What is required:
From the listing below, pull out every line where the string "matplotlib" appears.

* Start *

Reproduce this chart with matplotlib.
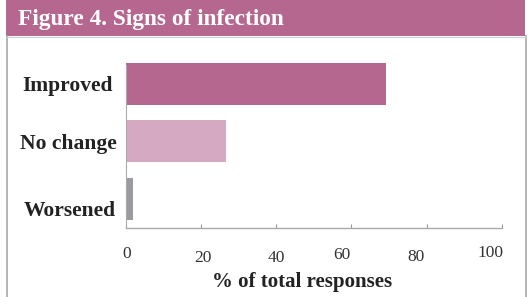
import matplotlib
matplotlib.use("Agg")
import matplotlib.pyplot as plt
from matplotlib.patches import Rectangle
from matplotlib.lines import Line2D
from matplotlib.transforms import ScaledTranslation

title = "Figure 4. Signs of infection"
categories = ["Improved", "No change", "Worsened"]
values = [69.2, 26.7, 1.9]
colors = ["#B5678F", "#D6A9C3", "#9B9A9F"]
xticks = [0, 20, 40, 60, 80, 100]
xlabel = "% of total responses"

W, H = 528, 297
DPI = 100
fig = plt.figure(figsize=(W / DPI, H / DPI), dpi=DPI)
fig.patch.set_facecolor("white")
serif = ["Liberation Serif", "DejaVu Serif"]

# header band
fig.add_artist(Rectangle((6 / W, 1 - 36 / H), (525 - 6) / W, 36 / H,
                         transform=fig.transFigure, facecolor="#B5678F",
                         edgecolor="none", zorder=0))
fig.text(18 / W, 1 - 19 / H, title, color="white", fontsize=16.8,
         fontweight="bold", family=serif, ha="left", va="center")
# frame lines
for x in (6.5, 525.5):
    fig.add_artist(Line2D([x / W, x / W], [0, 1 - 36 / H], transform=fig.transFigure,
                          color="#A8A8A8", lw=1.2))
fig.add_artist(Line2D([6.5 / W, 525.5 / W], [1 - 36.5 / H, 1 - 36.5 / H],
                      transform=fig.transFigure, color="#D0D0D0", lw=0.8))

# axes: x 125.7 -> 501.7, y 55 -> 228
ax = fig.add_axes([125.7 / W, 1 - 228 / H, (501.7 - 125.7) / W, (228 - 55) / H])
pos = list(range(len(categories)))
ax.barh(pos, values, height=0.73, color=colors)
ax.set_xlim(0, 100)
ax.set_ylim(2.513, -0.5)
ax.set_yticks(pos)
ax.set_yticklabels(categories, fontsize=15.5, fontweight="bold", family=serif,
                   color="#222222")
ax.tick_params(axis="y", length=0, pad=9)
ax.set_xticks(xticks)
ax.set_xticklabels([str(t) for t in xticks], fontsize=12.5, family=serif, color="#333333")
ax.tick_params(axis="x", direction="in", length=3, color="#999999", pad=13)
for s in ("top", "right"):
    ax.spines[s].set_visible(False)
ax.spines["left"].set_color("#AAAAAA")
ax.spines["bottom"].set_color("#AAAAAA")
ax.spines["left"].set_linewidth(0.8)
ax.spines["bottom"].set_linewidth(1.0)
ax.spines["left"].set_bounds(2.513, -0.32)
ax.set_xlabel(xlabel, fontsize=15, fontweight="bold", family=serif,
              color="#222222")
ax.xaxis.set_label_coords(0.470, -0.252)

# per-label nudges (pixels; +x right, +y down) to mimic the original typesetting
xtick_nudge = [(0.5, 0), (1.9, 4), (0.6, 3.5), (-9.3, 1), (-10.3, 3), (-11.4, -1.5)]
ytick_nudge = [(0, 0), (4, 0), (3, 10)]
for lab, (dx, dy) in zip(ax.get_xticklabels(), xtick_nudge):
    lab.set_transform(lab.get_transform() +
                      ScaledTranslation(dx / DPI, -dy / DPI, fig.dpi_scale_trans))
for lab, (dx, dy) in zip(ax.get_yticklabels(), ytick_nudge):
    lab.set_transform(lab.get_transform() +
                      ScaledTranslation(dx / DPI, -dy / DPI, fig.dpi_scale_trans))

fig.savefig("out.png", dpi=DPI, facecolor="white")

* End *

Task output:
Reproduce this chart with matplotlib.
import matplotlib
matplotlib.use("Agg")
import matplotlib.pyplot as plt
from matplotlib.patches import Rectangle
from matplotlib.lines import Line2D
from matplotlib.transforms import ScaledTranslation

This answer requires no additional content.